TORONTO -- For the second year in a row, the City of Toronto painted the physical distancing circles on the grass at Trinity Bellwoods Park, inviting the neighbourhood to enjoy the outdoors while staying at a safe distance from each other.

“I love them,” resident David Davidson said. “They’re a little silly, crop circles, how did they get here, did aliens bring them here, but of course that’s not the case.”

Dave Loverock is in charge installing the safety project for the City of Toronto.

“It is just a simple process squaring out the field and measuring out the circles, make sure you have the right distance in between them, enough room for three people in the circle or two people to lay down.”

Most people in the park were adhering to the three sitting or two laying down rules, but one group were clearly breaking the rules, and not willing to comment to CTV News Toronto.
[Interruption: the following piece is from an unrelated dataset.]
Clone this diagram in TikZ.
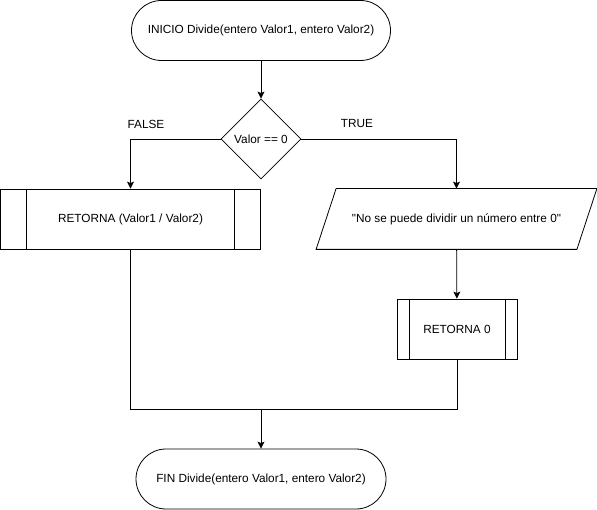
\documentclass[tikz,border=0pt]{standalone}
\usepackage{fontspec}
\setmainfont{Liberation Sans}[Ligatures=TeXOff]
\usetikzlibrary{shapes,arrows,arrows.meta,positioning,calc}

\begin{document}
\begin{tikzpicture}[x=1pt,y=-1pt,line width=0.8pt,font=\fontsize{11.8}{14}\selectfont,
		terminal/.style={draw,rounded corners=30pt,minimum height=60pt,inner sep=0pt},
		decision/.style={draw,diamond,minimum width=80pt,minimum height=80pt,inner sep=0pt},
		subproc/.style={draw,minimum height=60pt,inner sep=0pt,
			path picture={
				\draw ($(path picture bounding box.north west)!0.1!(path picture bounding box.north east)$) -- ($(path picture bounding box.south west)!0.1!(path picture bounding box.south east)$);
				\draw ($(path picture bounding box.north west)!0.9!(path picture bounding box.north east)$) -- ($(path picture bounding box.south west)!0.9!(path picture bounding box.south east)$);}},
		iobox/.style={minimum width=280pt,minimum height=60pt,inner sep=0pt,
			append after command={\pgfextra{
				\draw ($(\tikzlastnode.north west)+(20,0)$) -- (\tikzlastnode.north east) -- ($(\tikzlastnode.south east)+(-20,0)$) -- (\tikzlastnode.south west) -- cycle;}}},
		flow/.style={-{Stealth[length=7pt,width=7pt,inset=1.5pt]}}]
	\useasboundingbox (0,0) rectangle (597,510);

	\node[terminal,minimum width=259pt] (inicio) at (261,30.5) {INICIO Divide(entero Valor1, entero Valor2)};
	\node[decision] (cond) at (261,139) {Valor == 0};
	\node (lfalse) at (146,124) {FALSE};
	\node (ltrue) at (357,124) {TRUE};
	\node[subproc,minimum width=260pt] (divide) at (130.5,219) {RETORNA (Valor1 / Valor2)};
	\node[iobox] (mensaje) at (456.5,219) {"No se puede dividir un número entre 0"};
	\node[subproc,minimum width=120pt] (cero) at (457,329) {RETORNA 0};
	\coordinate (union) at (261,409);
	\node[terminal,minimum width=250pt] (fin) at (261,479) {FIN Divide(entero Valor1, entero Valor2)};

	\draw[flow] (inicio) -- (cond);
	\draw[flow] (cond.west) -| (divide.north);
	\draw[flow] (cond.east) -| (mensaje.north);
	\draw[flow] (mensaje) -- (cero);
	\draw (divide.south) |- (union);
	\draw (cero.south) |- (union);
	\draw[flow] (union) -- (fin);
\end{tikzpicture}
\end{document}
For the most part, park goers, many out of work during this pandemic, welcomed the circles and the outdoors.

Sophie Boulianne was celebrating her 30th birthday with two friends in one of the circles.

“We’re going to be sitting on the grass, it's not hard to follow these rules, these are just simple things that help. I guess especially Trinity Bellwoods, it gets pretty busy, we live in the area and we’ve seen it when it gets crazy, last summer it was like packed.”

Trinity bellwoods

Last summer there were crowds of people gathering in the park, not social distancing until the city experimented with the safety circles.

But there was much frustration as word spread from circle to circle that the provincial government has extended the lockdown to June 2. Heather Low was tossing a baseball with a friend in an otherwise empty baseball diamond.

“As you can see I’m an athlete, usually we would be out here with a group of friends, luckily we are here together”,  she said while pointing to her friend.

But Karlie Fisher says we should get our eye on the end game.

“For the most part I feel we are in the final run , we could say, and I am willing to do what it takes to get to the end of it.